Como explicar a sensação de estar na frente de uma tela que mostrará o resultado da aprovação na universidade dos seus sonhos? E a explosão de sentimentos ao ler o seu nome na lista de aprovados? É com essa cena clássica de jovens comemorando o ingresso na faculdade que começa o documentário Educação Americana: Fraude e Privilégio – estreia da Netflix.
O momento de entusiasmo logo perde espaço para uma história sombria. Com recriações de transcrições de grampo telefônico divulgadas pelos Estados Unidos, o filme retrata o maior escândalo de compras de vagas nas universidades americanas mais prestigiadas.
De 2011 a 2018, Rick Singer – o orquestrador de toda a operação – recebeu cerca de 25 milhões de dólares de pais ricos para garantir que seus filhos entrassem na universidade escolhida, independente de seus desempenhos. Médicos, grandes empresários, proprietários da NBA e NFL e nomes conhecidos como das atrizes Lori Loughlin e Felicity Huffman se envolveram no esquema de suborno. Não é à toa que o caso gerou tamanha polêmica em fevereiro de 2019, quando a imprensa teve acesso à investigação do FBI batizada de Operação Varsity Blues.

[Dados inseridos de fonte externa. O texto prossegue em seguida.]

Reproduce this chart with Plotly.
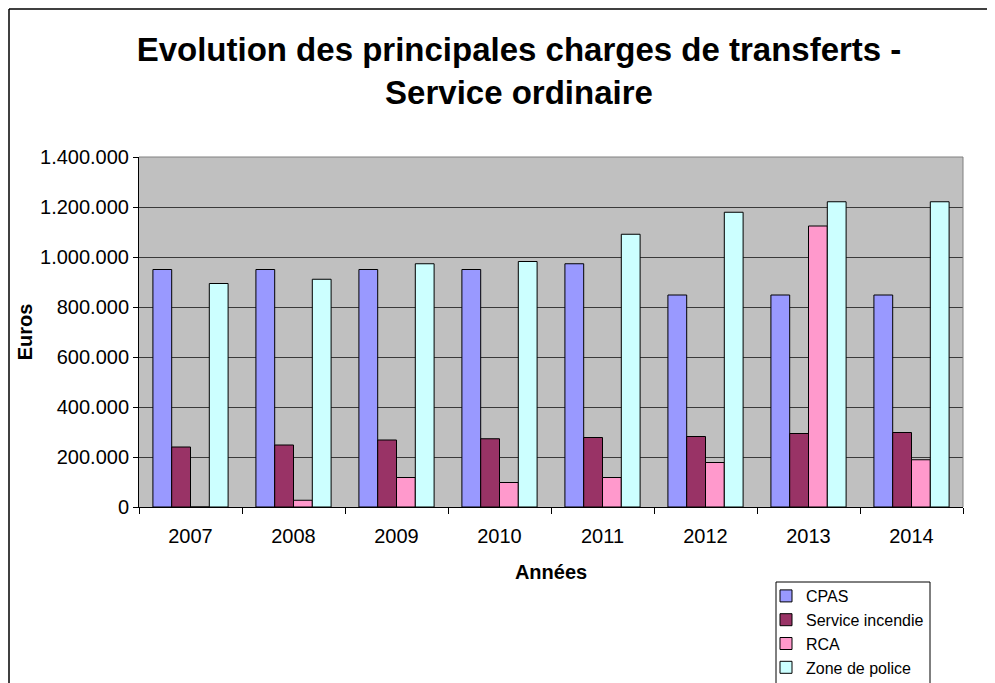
import plotly.graph_objects as go

years = ["2007", "2008", "2009", "2010", "2011", "2012", "2013", "2014"]

cpas = [950000, 950000, 950000, 950000, 973000, 848000, 848000, 848000]
incendie = [240000, 248000, 268000, 273000, 278000, 282000, 294000, 298000]
rca = [0, 27000, 118000, 98000, 118000, 178000, 1124000, 189000]
police = [894000, 911000, 973000, 982000, 1091000, 1179000, 1221000, 1221000]

series = [
    ("CPAS", cpas, "#9999FF"),
    ("Service incendie", incendie, "#993366"),
    ("RCA", rca, "#FF99CC"),
    ("Zone de police", police, "#CCFFFF"),
]

fig = go.Figure()
for name, vals, col in series:
    fig.add_trace(go.Bar(
        x=years, y=vals, name=name,
        marker=dict(color=col, line=dict(color="black", width=1)),
    ))

font = "Liberation Sans, Arial, sans-serif"

# page body has an 8px margin, so the figure is 8px smaller and shifted
W, H = 987, 675


def px_x(x):
    # screenshot pixel -> paper x (plot area 139..963)
    return (x - 139) / 824


def px_y(y):
    # screenshot pixel -> paper y (plot area 157..507)
    return (507 - y) / 350


fig.update_layout(
    width=W, height=H,
    margin=dict(l=131, r=32, t=149, b=176, autoexpand=False),
    paper_bgcolor="white",
    plot_bgcolor="#C0C0C0",
    barmode="group",
    bargap=0.27,
    bargroupgap=0,
    separators=",.",
    font=dict(family=font, size=20, color="black"),
    title=dict(
        text="<b>Evolution des principales charges de transferts -<br>Service ordinaire</b>",
        font=dict(size=33, family=font, color="black"),
        x=(519 - 8) / W, xanchor="center",
        y=1 - (61 - 8) / H, yanchor="middle", yref="container",
    ),
    legend=dict(
        x=px_x(766), xanchor="left",
        y=px_y(579), yanchor="top",
        borderwidth=0,
        bgcolor="rgba(0,0,0,0)",
        font=dict(size=16, family=font),
        itemwidth=30,
        traceorder="normal",
    ),
    showlegend=True,
)

fig.update_xaxes(
    showline=True, linecolor="black", linewidth=1,
    ticks="outside", tickson="boundaries", ticklen=6, tickcolor="black",
    ticklabelstandoff=11,
    showgrid=False,
    title=dict(text="<b>Années</b>", font=dict(size=20), standoff=18),
)

fig.update_yaxes(
    range=[0, 1400000], dtick=200000, tickformat=",d",
    showline=True, linecolor="black", linewidth=1,
    ticks="outside", ticklen=5, tickcolor="black",
    showgrid=True, gridcolor="#3a3a3a", gridwidth=1,
    zeroline=False,
    title=dict(text="<b>Euros</b>", font=dict(size=20), standoff=2),
)

# plot area outline (gray, top and right)
fig.add_shape(type="line", xref="x domain", yref="y domain", x0=0, x1=1, y0=1, y1=1,
              line=dict(color="#808080", width=1))
fig.add_shape(type="line", xref="x domain", yref="y domain", x0=1, x1=1, y0=0, y1=1,
              line=dict(color="#808080", width=1))

# legend box
fig.add_shape(type="rect", xref="paper", yref="paper",
              x0=px_x(776), x1=px_x(930), y0=px_y(582), y1=px_y(700),
              line=dict(color="black", width=1), fillcolor="white", layer="above")

# chart frame (top and left edges visible)
fig.add_shape(type="line", xref="paper", yref="paper",
              x0=px_x(9), x1=px_x(992), y0=px_y(9), y1=px_y(9),
              line=dict(color="black", width=1.5))
fig.add_shape(type="line", xref="paper", yref="paper",
              x0=px_x(9), x1=px_x(9), y0=px_y(9), y1=px_y(690),
              line=dict(color="black", width=1.5))

fig.write_html("out.html")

Como é o ingresso nas universidades americanas
O processo de ingresso no Ensino Superior nos EUA é bem mais abrangente do que no Brasil. Lá, além do resultado de provas como o SAT – que corresponde ao nosso Enem -, o candidato ainda é avaliado pelo seu histórico escolar, carta de recomendação, o essay (uma redação para candidatura que o estudante fala sobre aspectos pessoais), atividades extracurriculares e entrevista.
Para melhorar o desenvolvimento dos alunos, famílias com melhores condições financeiras contratam consultores universitários. Rick Singer atuava como um deles e abriu uma grande empresa no ramo. Com expressão séria, vestindo roupas esportivas, ele agia como um treinador só que fora de campo: treinava jovens a entrar na faculdade. Ele participava de toda a application – como é chamado todo o processo de inscrição.
Singer começou com trapaças mais sutis: exagerava e inventava fatos nos formulários de inscrição. Mudava a raça do estudante de branco para latino, por exemplo, para entrar no sistema de cotas. O esquema depois usava o suborno de inspetores de prova para realizarem a avaliação no lugar do aluno, garantindo uma melhor nota no STA ou ACT.
Outra forma de entrar em uma universidade americana é por meio do esporte. Singer, então, criava perfis falsos de atleta para jovens que nunca tinham sequer entrado em uma quadra ou piscina. O alvo eram, principalmente, esportes como menos visibilidade, como a vela. Além de ser mais discreto, eles aproveitavam para subornar essas modalidades que precisavam de mais arrecadações para sobreviver. Assim, técnicos ficavam mais vulneráveis para receber subornos.
Com o documentário é possível conhecer mais o processo de admissão nos Estados Unidos, que difere bastante do que estamos acostumados nos vestibulares brasileiros. Além de saber mais sobre o esquema de fraude, com cenas retratando as negociações feitas entre consultor e os treinadores, pais e inspetores. A produção também revela os bastidores da Operação Varsity Blues.
Educação virou produto e aparência
Jon Reider, ex-oficial de admissões de Stanford , fala no documentário como nas quatro últimas décadas, a Educação Superior se tornou cada vez mais uma mercadoria: “O objetivo é adquirir o produto, não a formação acadêmica”.
O filme debate como as compras de vagas entra na lógica da sociedade de aparência. As universidades de elite viraram objeto de ostentação dos pais que se realizam por meio das conquistas dos filhos. Nem sempre com esforço, mas com o poder de compra.
Nesse contexto, as universidades mais seletivas têm as melhores classificações. A admissão acaba favorecendo ricos e brancos, estudantes que praticam esportes de nicho. Quem tem recursos para contratar um consultor universitário já sai na frente.
A grande concorrência gera muita ansiedade e pressão nos estudantes. A cena clássica que falamos no começo, de jovens sabendo da aprovação, vira comemoração nas redes sociais para quem passou. Quem não conseguiu a vaga precisa encarar a decepção, que parece ser maior com o alcance das redes.